**COLLECTED DATA**
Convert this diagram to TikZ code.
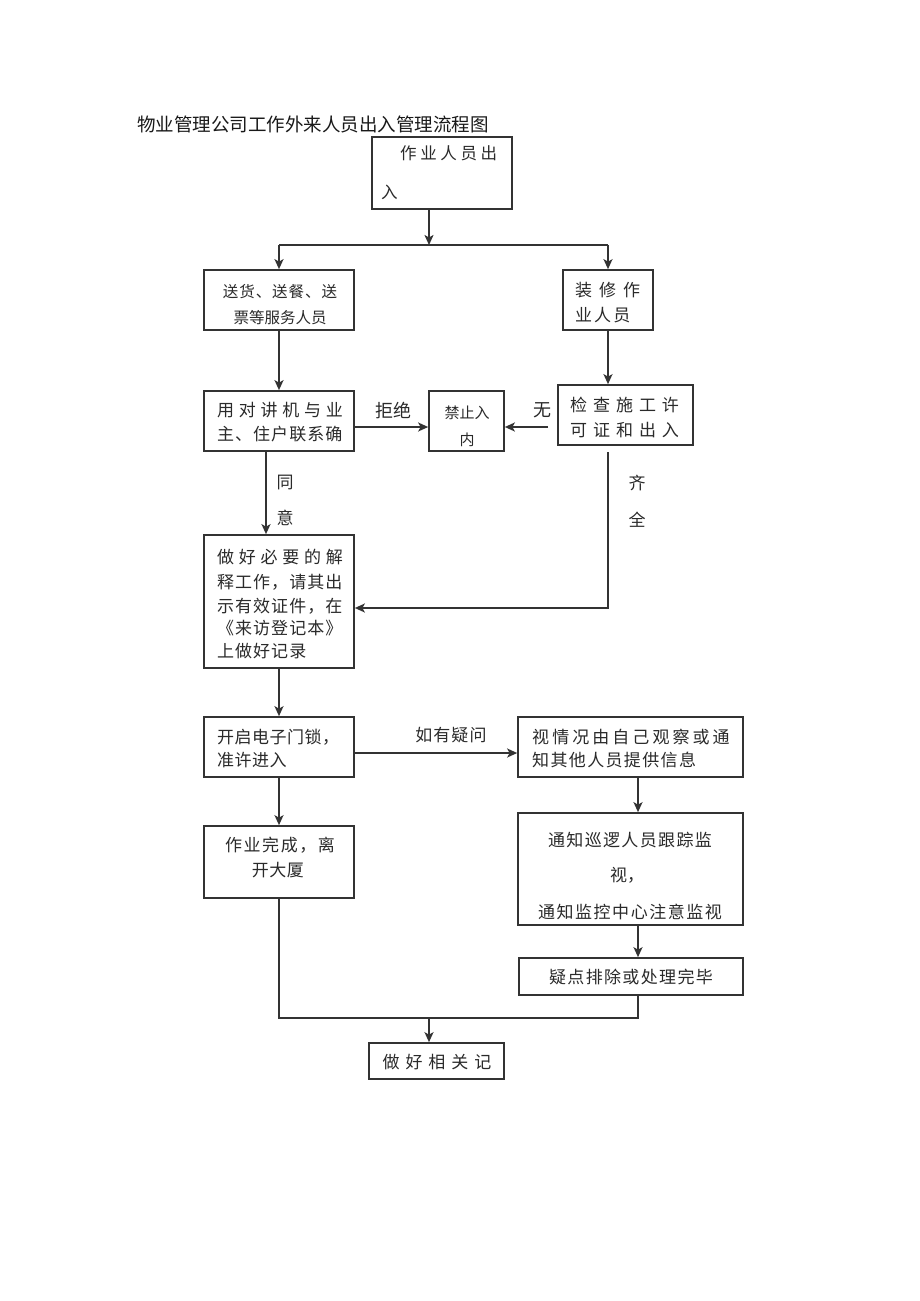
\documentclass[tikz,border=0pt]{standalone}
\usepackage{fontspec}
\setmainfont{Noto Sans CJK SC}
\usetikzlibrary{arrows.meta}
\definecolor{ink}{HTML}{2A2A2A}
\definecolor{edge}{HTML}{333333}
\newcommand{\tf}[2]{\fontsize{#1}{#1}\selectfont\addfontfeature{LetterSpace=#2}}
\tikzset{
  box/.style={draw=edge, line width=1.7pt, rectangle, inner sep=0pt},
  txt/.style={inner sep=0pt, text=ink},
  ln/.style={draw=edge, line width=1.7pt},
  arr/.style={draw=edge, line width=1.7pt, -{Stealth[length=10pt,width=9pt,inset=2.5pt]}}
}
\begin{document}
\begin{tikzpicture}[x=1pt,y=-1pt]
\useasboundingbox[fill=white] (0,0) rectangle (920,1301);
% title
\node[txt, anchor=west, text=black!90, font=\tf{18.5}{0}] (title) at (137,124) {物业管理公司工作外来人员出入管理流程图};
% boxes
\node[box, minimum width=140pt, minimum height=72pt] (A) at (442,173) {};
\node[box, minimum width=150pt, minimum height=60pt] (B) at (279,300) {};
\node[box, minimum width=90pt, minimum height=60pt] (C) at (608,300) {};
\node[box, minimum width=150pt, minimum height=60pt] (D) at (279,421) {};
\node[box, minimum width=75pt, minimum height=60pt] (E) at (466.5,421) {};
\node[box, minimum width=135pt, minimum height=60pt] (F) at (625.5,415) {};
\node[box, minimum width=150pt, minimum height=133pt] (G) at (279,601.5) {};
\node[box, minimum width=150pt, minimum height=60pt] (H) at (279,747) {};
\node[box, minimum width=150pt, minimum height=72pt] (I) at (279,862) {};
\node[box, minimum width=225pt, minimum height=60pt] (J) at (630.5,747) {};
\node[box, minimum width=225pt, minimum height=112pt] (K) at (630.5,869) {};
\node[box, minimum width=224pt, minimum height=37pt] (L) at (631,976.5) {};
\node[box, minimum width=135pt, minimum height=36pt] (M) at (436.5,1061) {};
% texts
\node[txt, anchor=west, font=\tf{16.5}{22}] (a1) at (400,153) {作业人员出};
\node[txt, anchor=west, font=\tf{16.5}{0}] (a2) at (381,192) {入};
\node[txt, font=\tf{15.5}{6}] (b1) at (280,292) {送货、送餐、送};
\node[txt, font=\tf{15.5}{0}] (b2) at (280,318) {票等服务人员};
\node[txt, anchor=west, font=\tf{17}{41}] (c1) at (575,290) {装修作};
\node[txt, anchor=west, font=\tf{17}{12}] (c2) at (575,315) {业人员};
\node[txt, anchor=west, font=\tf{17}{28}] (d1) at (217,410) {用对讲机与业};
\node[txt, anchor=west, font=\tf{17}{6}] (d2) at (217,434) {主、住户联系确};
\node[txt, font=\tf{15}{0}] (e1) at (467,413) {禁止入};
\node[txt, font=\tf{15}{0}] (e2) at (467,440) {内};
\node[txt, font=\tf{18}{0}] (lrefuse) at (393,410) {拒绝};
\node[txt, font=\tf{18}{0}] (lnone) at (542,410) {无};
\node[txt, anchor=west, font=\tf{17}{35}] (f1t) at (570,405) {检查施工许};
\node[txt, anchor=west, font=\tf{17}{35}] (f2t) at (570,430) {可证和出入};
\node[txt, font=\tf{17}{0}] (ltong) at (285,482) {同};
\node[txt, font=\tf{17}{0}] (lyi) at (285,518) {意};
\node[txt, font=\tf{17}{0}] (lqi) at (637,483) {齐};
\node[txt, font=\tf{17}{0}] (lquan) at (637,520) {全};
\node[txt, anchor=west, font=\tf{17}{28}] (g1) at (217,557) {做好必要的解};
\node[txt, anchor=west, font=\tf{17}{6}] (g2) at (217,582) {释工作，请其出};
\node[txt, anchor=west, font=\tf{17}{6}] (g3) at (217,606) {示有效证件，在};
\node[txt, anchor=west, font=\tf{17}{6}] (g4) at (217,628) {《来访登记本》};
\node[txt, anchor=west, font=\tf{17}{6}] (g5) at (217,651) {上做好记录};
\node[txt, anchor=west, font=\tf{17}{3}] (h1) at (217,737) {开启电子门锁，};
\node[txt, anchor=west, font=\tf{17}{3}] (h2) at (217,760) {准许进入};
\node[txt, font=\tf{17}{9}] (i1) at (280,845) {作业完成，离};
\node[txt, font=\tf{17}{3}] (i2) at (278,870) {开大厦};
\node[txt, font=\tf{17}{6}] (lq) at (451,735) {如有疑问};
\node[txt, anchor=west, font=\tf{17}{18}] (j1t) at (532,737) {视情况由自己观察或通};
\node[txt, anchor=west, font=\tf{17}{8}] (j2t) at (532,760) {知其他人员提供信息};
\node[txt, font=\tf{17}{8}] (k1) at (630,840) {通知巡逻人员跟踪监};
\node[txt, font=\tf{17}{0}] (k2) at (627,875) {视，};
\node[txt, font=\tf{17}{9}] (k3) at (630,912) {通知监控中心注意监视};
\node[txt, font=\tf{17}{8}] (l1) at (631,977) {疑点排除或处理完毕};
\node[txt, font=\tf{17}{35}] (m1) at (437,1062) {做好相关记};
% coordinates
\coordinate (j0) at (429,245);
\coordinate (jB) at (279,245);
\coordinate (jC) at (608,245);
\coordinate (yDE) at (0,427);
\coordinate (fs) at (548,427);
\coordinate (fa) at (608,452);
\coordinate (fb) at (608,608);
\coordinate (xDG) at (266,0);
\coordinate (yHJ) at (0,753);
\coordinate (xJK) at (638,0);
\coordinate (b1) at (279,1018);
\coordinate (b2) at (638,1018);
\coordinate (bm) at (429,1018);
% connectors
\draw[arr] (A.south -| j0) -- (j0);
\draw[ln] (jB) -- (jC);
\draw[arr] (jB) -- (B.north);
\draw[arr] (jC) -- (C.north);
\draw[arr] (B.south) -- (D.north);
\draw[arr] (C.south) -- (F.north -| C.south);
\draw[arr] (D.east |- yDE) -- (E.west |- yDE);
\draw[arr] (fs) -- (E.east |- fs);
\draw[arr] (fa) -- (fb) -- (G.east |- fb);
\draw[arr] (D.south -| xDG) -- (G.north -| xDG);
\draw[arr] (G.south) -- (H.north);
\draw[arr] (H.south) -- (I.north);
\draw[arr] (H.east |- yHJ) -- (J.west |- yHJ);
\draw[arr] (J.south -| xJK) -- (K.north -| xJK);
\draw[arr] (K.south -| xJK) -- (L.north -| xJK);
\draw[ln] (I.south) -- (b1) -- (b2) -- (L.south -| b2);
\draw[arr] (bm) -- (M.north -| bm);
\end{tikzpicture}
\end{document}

**WRITTEN EXERCISE**
Give an exact copy of the material, leaving out every picture.

**COMPLETED EXERCISE**
Convert this diagram to TikZ code.
\documentclass[tikz,border=0pt]{standalone}
\usepackage{fontspec}
\setmainfont{Noto Sans CJK SC}
\usetikzlibrary{arrows.meta}
\definecolor{ink}{HTML}{2A2A2A}
\definecolor{edge}{HTML}{333333}
\newcommand{\tf}[2]{\fontsize{#1}{#1}\selectfont\addfontfeature{LetterSpace=#2}}
\tikzset{
  box/.style={draw=edge, line width=1.7pt, rectangle, inner sep=0pt},
  txt/.style={inner sep=0pt, text=ink},
  ln/.style={draw=edge, line width=1.7pt},
  arr/.style={draw=edge, line width=1.7pt, -{Stealth[length=10pt,width=9pt,inset=2.5pt]}}
}
\begin{document}
\begin{tikzpicture}[x=1pt,y=-1pt]
\useasboundingbox[fill=white] (0,0) rectangle (920,1301);
% title
\node[txt, anchor=west, text=black!90, font=\tf{18.5}{0}] (title) at (137,124) {物业管理公司工作外来人员出入管理流程图};
% boxes
\node[box, minimum width=140pt, minimum height=72pt] (A) at (442,173) {};
\node[box, minimum width=150pt, minimum height=60pt] (B) at (279,300) {};
\node[box, minimum width=90pt, minimum height=60pt] (C) at (608,300) {};
\node[box, minimum width=150pt, minimum height=60pt] (D) at (279,421) {};
\node[box, minimum width=75pt, minimum height=60pt] (E) at (466.5,421) {};
\node[box, minimum width=135pt, minimum height=60pt] (F) at (625.5,415) {};
\node[box, minimum width=150pt, minimum height=133pt] (G) at (279,601.5) {};
\node[box, minimum width=150pt, minimum height=60pt] (H) at (279,747) {};
\node[box, minimum width=150pt, minimum height=72pt] (I) at (279,862) {};
\node[box, minimum width=225pt, minimum height=60pt] (J) at (630.5,747) {};
\node[box, minimum width=225pt, minimum height=112pt] (K) at (630.5,869) {};
\node[box, minimum width=224pt, minimum height=37pt] (L) at (631,976.5) {};
\node[box, minimum width=135pt, minimum height=36pt] (M) at (436.5,1061) {};
% texts
\node[txt, anchor=west, font=\tf{16.5}{22}] (a1) at (400,153) {作业人员出};
\node[txt, anchor=west, font=\tf{16.5}{0}] (a2) at (381,192) {入};
\node[txt, font=\tf{15.5}{6}] (b1) at (280,292) {送货、送餐、送};
\node[txt, font=\tf{15.5}{0}] (b2) at (280,318) {票等服务人员};
\node[txt, anchor=west, font=\tf{17}{41}] (c1) at (575,290) {装修作};
\node[txt, anchor=west, font=\tf{17}{12}] (c2) at (575,315) {业人员};
\node[txt, anchor=west, font=\tf{17}{28}] (d1) at (217,410) {用对讲机与业};
\node[txt, anchor=west, font=\tf{17}{6}] (d2) at (217,434) {主、住户联系确};
\node[txt, font=\tf{15}{0}] (e1) at (467,413) {禁止入};
\node[txt, font=\tf{15}{0}] (e2) at (467,440) {内};
\node[txt, font=\tf{18}{0}] (lrefuse) at (393,410) {拒绝};
\node[txt, font=\tf{18}{0}] (lnone) at (542,410) {无};
\node[txt, anchor=west, font=\tf{17}{35}] (f1t) at (570,405) {检查施工许};
\node[txt, anchor=west, font=\tf{17}{35}] (f2t) at (570,430) {可证和出入};
\node[txt, font=\tf{17}{0}] (ltong) at (285,482) {同};
\node[txt, font=\tf{17}{0}] (lyi) at (285,518) {意};
\node[txt, font=\tf{17}{0}] (lqi) at (637,483) {齐};
\node[txt, font=\tf{17}{0}] (lquan) at (637,520) {全};
\node[txt, anchor=west, font=\tf{17}{28}] (g1) at (217,557) {做好必要的解};
\node[txt, anchor=west, font=\tf{17}{6}] (g2) at (217,582) {释工作，请其出};
\node[txt, anchor=west, font=\tf{17}{6}] (g3) at (217,606) {示有效证件，在};
\node[txt, anchor=west, font=\tf{17}{6}] (g4) at (217,628) {《来访登记本》};
\node[txt, anchor=west, font=\tf{17}{6}] (g5) at (217,651) {上做好记录};
\node[txt, anchor=west, font=\tf{17}{3}] (h1) at (217,737) {开启电子门锁，};
\node[txt, anchor=west, font=\tf{17}{3}] (h2) at (217,760) {准许进入};
\node[txt, font=\tf{17}{9}] (i1) at (280,845) {作业完成，离};
\node[txt, font=\tf{17}{3}] (i2) at (278,870) {开大厦};
\node[txt, font=\tf{17}{6}] (lq) at (451,735) {如有疑问};
\node[txt, anchor=west, font=\tf{17}{18}] (j1t) at (532,737) {视情况由自己观察或通};
\node[txt, anchor=west, font=\tf{17}{8}] (j2t) at (532,760) {知其他人员提供信息};
\node[txt, font=\tf{17}{8}] (k1) at (630,840) {通知巡逻人员跟踪监};
\node[txt, font=\tf{17}{0}] (k2) at (627,875) {视，};
\node[txt, font=\tf{17}{9}] (k3) at (630,912) {通知监控中心注意监视};
\node[txt, font=\tf{17}{8}] (l1) at (631,977) {疑点排除或处理完毕};
\node[txt, font=\tf{17}{35}] (m1) at (437,1062) {做好相关记};
% coordinates
\coordinate (j0) at (429,245);
\coordinate (jB) at (279,245);
\coordinate (jC) at (608,245);
\coordinate (yDE) at (0,427);
\coordinate (fs) at (548,427);
\coordinate (fa) at (608,452);
\coordinate (fb) at (608,608);
\coordinate (xDG) at (266,0);
\coordinate (yHJ) at (0,753);
\coordinate (xJK) at (638,0);
\coordinate (b1) at (279,1018);
\coordinate (b2) at (638,1018);
\coordinate (bm) at (429,1018);
% connectors
\draw[arr] (A.south -| j0) -- (j0);
\draw[ln] (jB) -- (jC);
\draw[arr] (jB) -- (B.north);
\draw[arr] (jC) -- (C.north);
\draw[arr] (B.south) -- (D.north);
\draw[arr] (C.south) -- (F.north -| C.south);
\draw[arr] (D.east |- yDE) -- (E.west |- yDE);
\draw[arr] (fs) -- (E.east |- fs);
\draw[arr] (fa) -- (fb) -- (G.east |- fb);
\draw[arr] (D.south -| xDG) -- (G.north -| xDG);
\draw[arr] (G.south) -- (H.north);
\draw[arr] (H.south) -- (I.north);
\draw[arr] (H.east |- yHJ) -- (J.west |- yHJ);
\draw[arr] (J.south -| xJK) -- (K.north -| xJK);
\draw[arr] (K.south -| xJK) -- (L.north -| xJK);
\draw[ln] (I.south) -- (b1) -- (b2) -- (L.south -| b2);
\draw[arr] (bm) -- (M.north -| bm);
\end{tikzpicture}
\end{document}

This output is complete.